▸ **WHAT IS ASKED**:
Copy each line where the word "this" occurs.

▸ **DATASET EXTRACT**:
__________________________________________________
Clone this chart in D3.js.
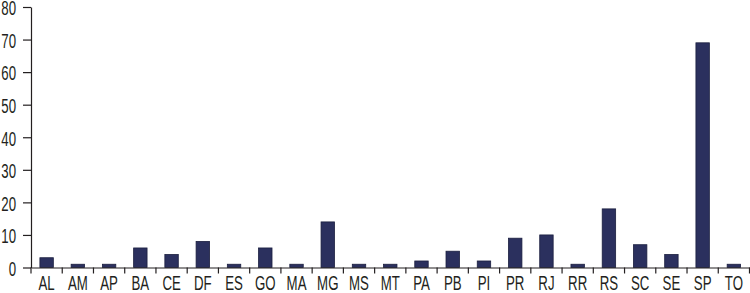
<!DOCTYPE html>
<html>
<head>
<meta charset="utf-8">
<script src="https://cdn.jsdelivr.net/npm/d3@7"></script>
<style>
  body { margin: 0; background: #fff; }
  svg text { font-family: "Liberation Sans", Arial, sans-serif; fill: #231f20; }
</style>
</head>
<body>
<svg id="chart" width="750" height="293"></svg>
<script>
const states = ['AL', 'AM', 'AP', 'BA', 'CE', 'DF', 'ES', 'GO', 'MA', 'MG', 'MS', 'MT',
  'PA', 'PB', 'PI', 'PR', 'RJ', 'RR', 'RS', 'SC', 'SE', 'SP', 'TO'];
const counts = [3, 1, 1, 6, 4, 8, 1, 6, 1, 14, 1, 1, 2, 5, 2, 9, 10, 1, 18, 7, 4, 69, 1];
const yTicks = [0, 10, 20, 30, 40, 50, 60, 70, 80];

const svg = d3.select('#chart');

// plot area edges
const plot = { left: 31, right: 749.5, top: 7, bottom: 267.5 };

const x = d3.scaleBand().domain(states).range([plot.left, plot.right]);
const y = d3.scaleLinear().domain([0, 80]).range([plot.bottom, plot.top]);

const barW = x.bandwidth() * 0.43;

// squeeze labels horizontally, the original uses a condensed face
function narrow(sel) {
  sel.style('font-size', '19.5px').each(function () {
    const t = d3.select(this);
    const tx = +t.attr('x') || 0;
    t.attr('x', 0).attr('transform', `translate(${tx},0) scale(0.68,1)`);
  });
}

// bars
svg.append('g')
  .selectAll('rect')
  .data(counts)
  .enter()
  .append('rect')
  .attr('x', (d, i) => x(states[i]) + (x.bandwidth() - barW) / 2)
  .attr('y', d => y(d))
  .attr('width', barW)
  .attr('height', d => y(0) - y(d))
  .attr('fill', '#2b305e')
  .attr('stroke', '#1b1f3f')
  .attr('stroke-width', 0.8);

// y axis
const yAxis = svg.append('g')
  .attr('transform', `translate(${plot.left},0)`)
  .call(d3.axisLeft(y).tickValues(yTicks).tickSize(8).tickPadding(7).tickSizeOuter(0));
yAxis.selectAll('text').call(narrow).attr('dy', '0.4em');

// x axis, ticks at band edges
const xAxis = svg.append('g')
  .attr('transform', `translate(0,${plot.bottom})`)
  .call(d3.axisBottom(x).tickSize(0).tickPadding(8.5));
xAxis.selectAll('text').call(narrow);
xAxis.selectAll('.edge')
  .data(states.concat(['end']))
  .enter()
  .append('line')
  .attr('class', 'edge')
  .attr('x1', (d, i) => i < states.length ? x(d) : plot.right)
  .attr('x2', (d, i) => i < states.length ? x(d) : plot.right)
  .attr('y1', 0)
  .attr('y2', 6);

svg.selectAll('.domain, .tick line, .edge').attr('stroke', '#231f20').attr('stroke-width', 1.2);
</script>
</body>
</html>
__________________________________________________
▸ **OUTPUT OF THE EXERCISE**:
Clone this chart in D3.js.
    const t = d3.select(this);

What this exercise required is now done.